I have been working in pensions for over 30 years. I have mainly made my living by taking complicated technical pension rules and turning them into simple, easy-to-understand language. Some aspects of pensions have become easier to understand over time. But one recent development that has gone the opposite way is the increase in the normal minimum pension age (NMPA).

You may know the NMPA is increasing from age 55 to age 57 from April 2028. You may have parked that in the ‘useful to know but doesn’t really affect our clients just yet’ bucket. Unfortunately, it does – because of the protection regime.

The majority of financial advisers’ clients will be in pension schemes that have to increase their NMPA to 57 from April 2028. But some pension scheme members can protect an earlier NMPA.

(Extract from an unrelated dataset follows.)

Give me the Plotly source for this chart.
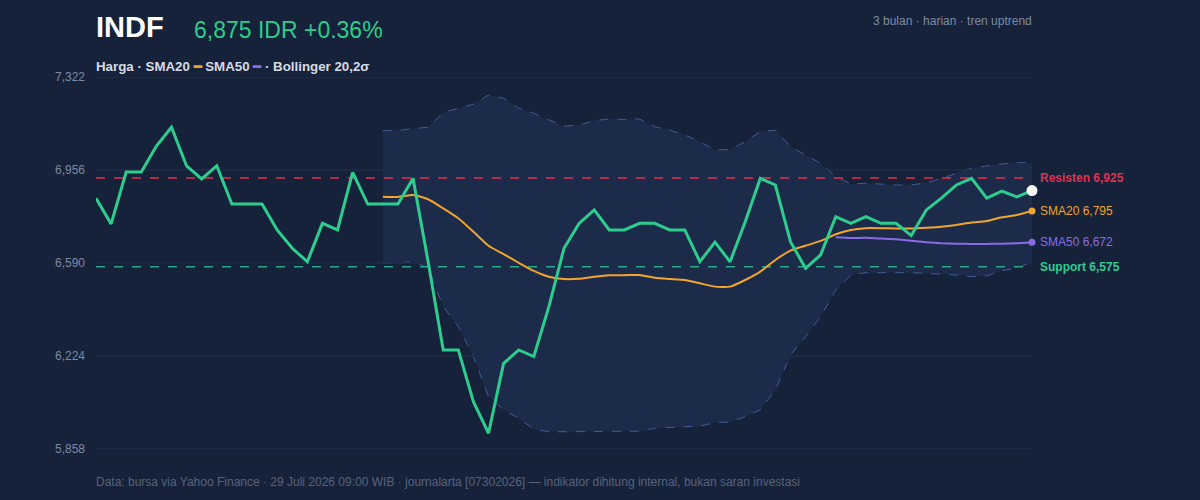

There are broadly three different groups of people who can protect an earlier age. Firstly, those who already have a protected early NMPA as a result of the A-day changes (that increased the NMPA to 55 from 2010).

Secondly, those who are in a uniform pension scheme (for example the police) who get to keep their earlier NMPA.

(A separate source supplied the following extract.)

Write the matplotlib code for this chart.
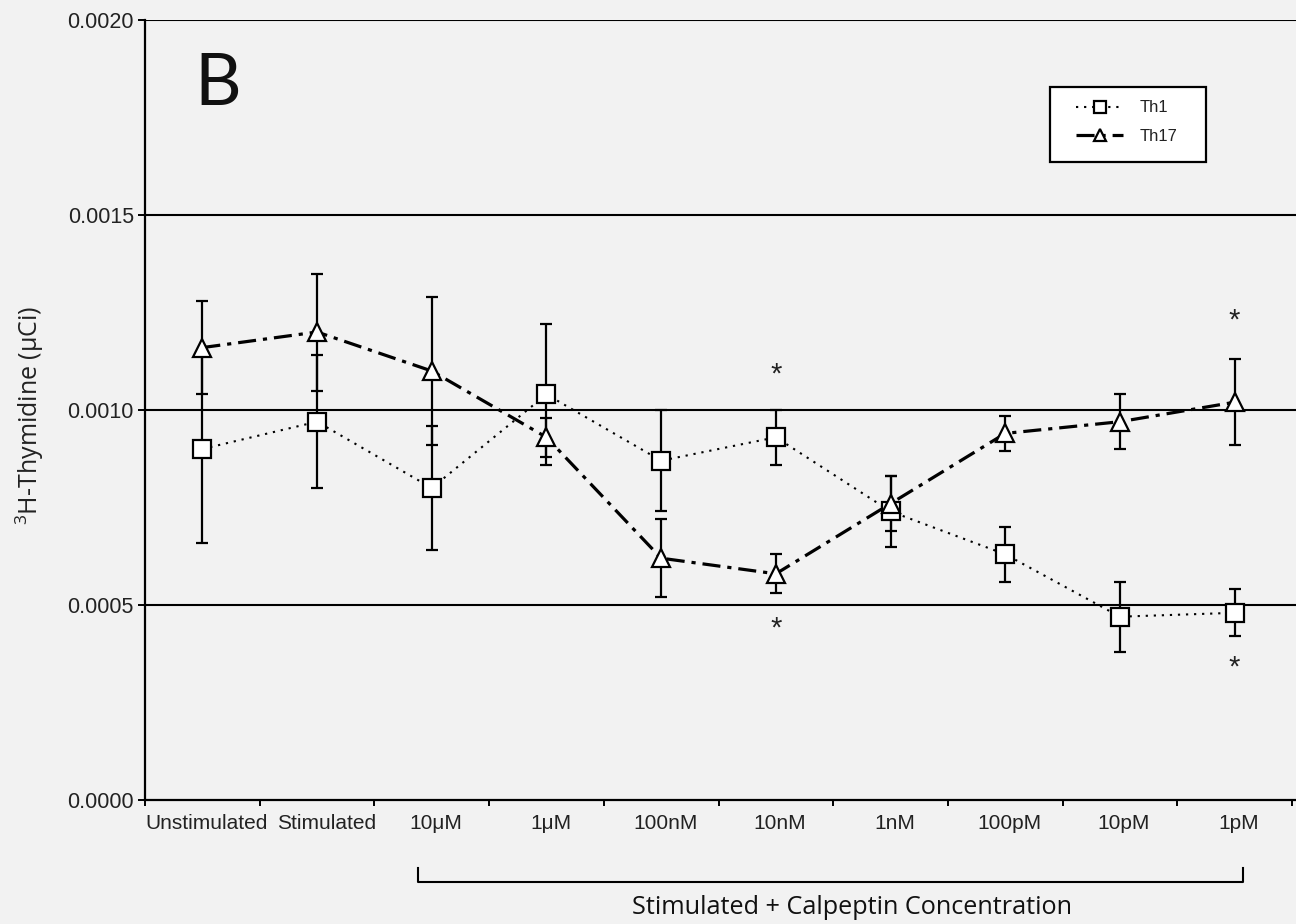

And thirdly, those who are in a pension scheme that offers an unqualified right to take pension benefits from a specific age which is younger than 57 get to protect that earlier age. That right has to have been written into the schemes rules as at 21 February 2021 (the date the original consultation on this increase in NMPA was published). If the individual was a member of such a pension scheme at 3 November 2021 they get to keep the earlier access age for the benefits in the pension scheme and any new contributions paid into the pension scheme.

If the individual was transferring into such an ‘age 55’ scheme but hadn’t managed to complete the transfer before 4 November 2021 (when the draft Finance (Number 2) Bill was published), then they would get the protection as long as they had requested the transfer on or before 3 November.

So far, this sounds OK. Increase to age 57 for nearly everyone, except those mentioned in the three categories above.

The complication really kicks in when we get to talking about transfers between this final category of ‘age 55’ schemes and other ‘age 57’ schemes.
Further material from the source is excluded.